Required task: Skip the pictures and extract all of the lines exactly as written.

* Begin Recorded data *

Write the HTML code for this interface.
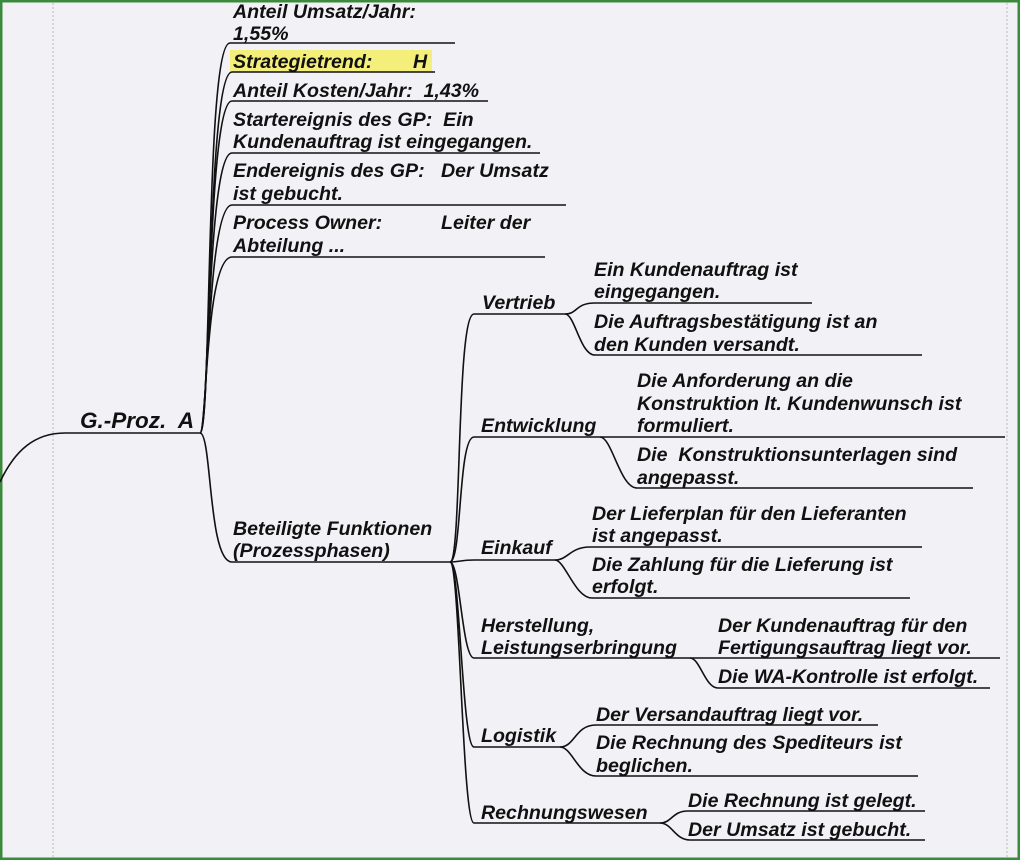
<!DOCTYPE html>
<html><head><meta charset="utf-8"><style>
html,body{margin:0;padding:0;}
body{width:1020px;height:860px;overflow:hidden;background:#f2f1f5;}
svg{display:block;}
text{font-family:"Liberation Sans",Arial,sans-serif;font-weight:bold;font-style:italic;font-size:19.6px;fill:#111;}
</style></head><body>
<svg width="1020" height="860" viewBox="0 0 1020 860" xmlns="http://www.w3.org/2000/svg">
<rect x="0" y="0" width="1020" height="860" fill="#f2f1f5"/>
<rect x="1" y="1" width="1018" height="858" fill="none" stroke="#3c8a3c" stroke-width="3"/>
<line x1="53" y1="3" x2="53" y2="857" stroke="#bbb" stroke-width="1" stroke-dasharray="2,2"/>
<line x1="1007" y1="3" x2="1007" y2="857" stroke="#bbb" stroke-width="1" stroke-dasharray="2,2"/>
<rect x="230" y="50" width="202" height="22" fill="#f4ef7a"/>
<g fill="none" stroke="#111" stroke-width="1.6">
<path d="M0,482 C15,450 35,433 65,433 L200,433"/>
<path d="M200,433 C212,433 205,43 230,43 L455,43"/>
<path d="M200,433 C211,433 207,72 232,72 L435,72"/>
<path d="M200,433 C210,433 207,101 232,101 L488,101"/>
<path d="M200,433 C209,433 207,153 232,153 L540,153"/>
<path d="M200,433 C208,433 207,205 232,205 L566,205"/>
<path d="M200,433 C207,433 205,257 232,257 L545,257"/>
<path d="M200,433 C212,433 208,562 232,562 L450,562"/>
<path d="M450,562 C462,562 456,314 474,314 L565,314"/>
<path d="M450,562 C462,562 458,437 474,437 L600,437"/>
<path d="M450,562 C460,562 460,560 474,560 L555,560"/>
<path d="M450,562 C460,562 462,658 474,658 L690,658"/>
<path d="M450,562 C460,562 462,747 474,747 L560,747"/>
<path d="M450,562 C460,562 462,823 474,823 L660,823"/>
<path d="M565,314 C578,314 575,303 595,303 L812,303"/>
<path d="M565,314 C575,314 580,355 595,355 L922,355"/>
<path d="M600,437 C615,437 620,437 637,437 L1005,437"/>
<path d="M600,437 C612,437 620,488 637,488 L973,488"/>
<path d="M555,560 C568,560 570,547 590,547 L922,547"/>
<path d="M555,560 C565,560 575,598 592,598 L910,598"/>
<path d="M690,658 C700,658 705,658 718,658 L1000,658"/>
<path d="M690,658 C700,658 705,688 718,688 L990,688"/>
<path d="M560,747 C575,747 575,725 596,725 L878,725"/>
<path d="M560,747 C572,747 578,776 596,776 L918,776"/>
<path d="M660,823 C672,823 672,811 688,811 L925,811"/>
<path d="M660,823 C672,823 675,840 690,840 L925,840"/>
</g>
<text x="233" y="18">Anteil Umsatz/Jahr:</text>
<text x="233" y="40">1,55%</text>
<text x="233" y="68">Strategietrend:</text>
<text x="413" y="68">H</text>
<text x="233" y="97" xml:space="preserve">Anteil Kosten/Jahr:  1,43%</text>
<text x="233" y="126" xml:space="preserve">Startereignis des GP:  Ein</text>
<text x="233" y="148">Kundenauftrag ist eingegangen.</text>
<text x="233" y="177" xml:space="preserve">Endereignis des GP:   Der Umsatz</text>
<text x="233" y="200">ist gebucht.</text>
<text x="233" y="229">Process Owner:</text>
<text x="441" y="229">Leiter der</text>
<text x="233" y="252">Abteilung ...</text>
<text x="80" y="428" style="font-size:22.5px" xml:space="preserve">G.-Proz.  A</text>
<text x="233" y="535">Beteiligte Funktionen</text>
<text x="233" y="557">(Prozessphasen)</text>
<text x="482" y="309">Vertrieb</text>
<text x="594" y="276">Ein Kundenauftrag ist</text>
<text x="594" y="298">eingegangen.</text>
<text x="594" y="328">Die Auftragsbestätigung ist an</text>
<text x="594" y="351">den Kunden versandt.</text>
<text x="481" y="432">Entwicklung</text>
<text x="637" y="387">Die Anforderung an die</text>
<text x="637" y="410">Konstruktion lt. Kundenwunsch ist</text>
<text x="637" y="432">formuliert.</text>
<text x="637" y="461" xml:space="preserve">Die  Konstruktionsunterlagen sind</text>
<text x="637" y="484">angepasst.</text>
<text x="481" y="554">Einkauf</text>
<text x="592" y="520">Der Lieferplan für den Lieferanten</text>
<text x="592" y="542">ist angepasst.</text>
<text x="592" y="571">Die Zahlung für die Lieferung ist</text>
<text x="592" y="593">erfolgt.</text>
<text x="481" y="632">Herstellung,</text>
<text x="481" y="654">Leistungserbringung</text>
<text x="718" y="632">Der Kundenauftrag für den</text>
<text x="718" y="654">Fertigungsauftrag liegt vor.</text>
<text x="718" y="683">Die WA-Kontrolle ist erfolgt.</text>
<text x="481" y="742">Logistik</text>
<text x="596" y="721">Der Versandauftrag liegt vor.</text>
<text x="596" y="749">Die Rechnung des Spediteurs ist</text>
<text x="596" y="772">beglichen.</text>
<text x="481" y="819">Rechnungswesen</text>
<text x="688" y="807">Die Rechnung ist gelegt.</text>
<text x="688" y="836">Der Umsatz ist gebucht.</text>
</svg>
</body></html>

* End Recorded data *

Solved exercise:
Write the HTML code for this interface.
<!DOCTYPE html>
<html><head><meta charset="utf-8"><style>
html,body{margin:0;padding:0;}
body{width:1020px;height:860px;overflow:hidden;background:#f2f1f5;}
svg{display:block;}
text{font-family:"Liberation Sans",Arial,sans-serif;font-weight:bold;font-style:italic;font-size:19.6px;fill:#111;}
</style></head><body>
<svg width="1020" height="860" viewBox="0 0 1020 860" xmlns="http://www.w3.org/2000/svg">
<rect x="0" y="0" width="1020" height="860" fill="#f2f1f5"/>
<rect x="1" y="1" width="1018" height="858" fill="none" stroke="#3c8a3c" stroke-width="3"/>
<line x1="53" y1="3" x2="53" y2="857" stroke="#bbb" stroke-width="1" stroke-dasharray="2,2"/>
<line x1="1007" y1="3" x2="1007" y2="857" stroke="#bbb" stroke-width="1" stroke-dasharray="2,2"/>
<rect x="230" y="50" width="202" height="22" fill="#f4ef7a"/>
<g fill="none" stroke="#111" stroke-width="1.6">
<path d="M0,482 C15,450 35,433 65,433 L200,433"/>
<path d="M200,433 C212,433 205,43 230,43 L455,43"/>
<path d="M200,433 C211,433 207,72 232,72 L435,72"/>
<path d="M200,433 C210,433 207,101 232,101 L488,101"/>
<path d="M200,433 C209,433 207,153 232,153 L540,153"/>
<path d="M200,433 C208,433 207,205 232,205 L566,205"/>
<path d="M200,433 C207,433 205,257 232,257 L545,257"/>
<path d="M200,433 C212,433 208,562 232,562 L450,562"/>
<path d="M450,562 C462,562 456,314 474,314 L565,314"/>
<path d="M450,562 C462,562 458,437 474,437 L600,437"/>
<path d="M450,562 C460,562 460,560 474,560 L555,560"/>
<path d="M450,562 C460,562 462,658 474,658 L690,658"/>
<path d="M450,562 C460,562 462,747 474,747 L560,747"/>
<path d="M450,562 C460,562 462,823 474,823 L660,823"/>
<path d="M565,314 C578,314 575,303 595,303 L812,303"/>
<path d="M565,314 C575,314 580,355 595,355 L922,355"/>
<path d="M600,437 C615,437 620,437 637,437 L1005,437"/>
<path d="M600,437 C612,437 620,488 637,488 L973,488"/>
<path d="M555,560 C568,560 570,547 590,547 L922,547"/>
<path d="M555,560 C565,560 575,598 592,598 L910,598"/>
<path d="M690,658 C700,658 705,658 718,658 L1000,658"/>
<path d="M690,658 C700,658 705,688 718,688 L990,688"/>
<path d="M560,747 C575,747 575,725 596,725 L878,725"/>
<path d="M560,747 C572,747 578,776 596,776 L918,776"/>
<path d="M660,823 C672,823 672,811 688,811 L925,811"/>
<path d="M660,823 C672,823 675,840 690,840 L925,840"/>
</g>
<text x="233" y="18">Anteil Umsatz/Jahr:</text>
<text x="233" y="40">1,55%</text>
<text x="233" y="68">Strategietrend:</text>
<text x="413" y="68">H</text>
<text x="233" y="97" xml:space="preserve">Anteil Kosten/Jahr:  1,43%</text>
<text x="233" y="126" xml:space="preserve">Startereignis des GP:  Ein</text>
<text x="233" y="148">Kundenauftrag ist eingegangen.</text>
<text x="233" y="177" xml:space="preserve">Endereignis des GP:   Der Umsatz</text>
<text x="233" y="200">ist gebucht.</text>
<text x="233" y="229">Process Owner:</text>
<text x="441" y="229">Leiter der</text>
<text x="233" y="252">Abteilung ...</text>
<text x="80" y="428" style="font-size:22.5px" xml:space="preserve">G.-Proz.  A</text>
<text x="233" y="535">Beteiligte Funktionen</text>
<text x="233" y="557">(Prozessphasen)</text>
<text x="482" y="309">Vertrieb</text>
<text x="594" y="276">Ein Kundenauftrag ist</text>
<text x="594" y="298">eingegangen.</text>
<text x="594" y="328">Die Auftragsbestätigung ist an</text>
<text x="594" y="351">den Kunden versandt.</text>
<text x="481" y="432">Entwicklung</text>
<text x="637" y="387">Die Anforderung an die</text>
<text x="637" y="410">Konstruktion lt. Kundenwunsch ist</text>
<text x="637" y="432">formuliert.</text>
<text x="637" y="461" xml:space="preserve">Die  Konstruktionsunterlagen sind</text>
<text x="637" y="484">angepasst.</text>
<text x="481" y="554">Einkauf</text>
<text x="592" y="520">Der Lieferplan für den Lieferanten</text>
<text x="592" y="542">ist angepasst.</text>
<text x="592" y="571">Die Zahlung für die Lieferung ist</text>
<text x="592" y="593">erfolgt.</text>
<text x="481" y="632">Herstellung,</text>
<text x="481" y="654">Leistungserbringung</text>
<text x="718" y="632">Der Kundenauftrag für den</text>
<text x="718" y="654">Fertigungsauftrag liegt vor.</text>
<text x="718" y="683">Die WA-Kontrolle ist erfolgt.</text>
<text x="481" y="742">Logistik</text>
<text x="596" y="721">Der Versandauftrag liegt vor.</text>
<text x="596" y="749">Die Rechnung des Spediteurs ist</text>
<text x="596" y="772">beglichen.</text>
<text x="481" y="819">Rechnungswesen</text>
<text x="688" y="807">Die Rechnung ist gelegt.</text>
<text x="688" y="836">Der Umsatz ist gebucht.</text>
</svg>
</body></html>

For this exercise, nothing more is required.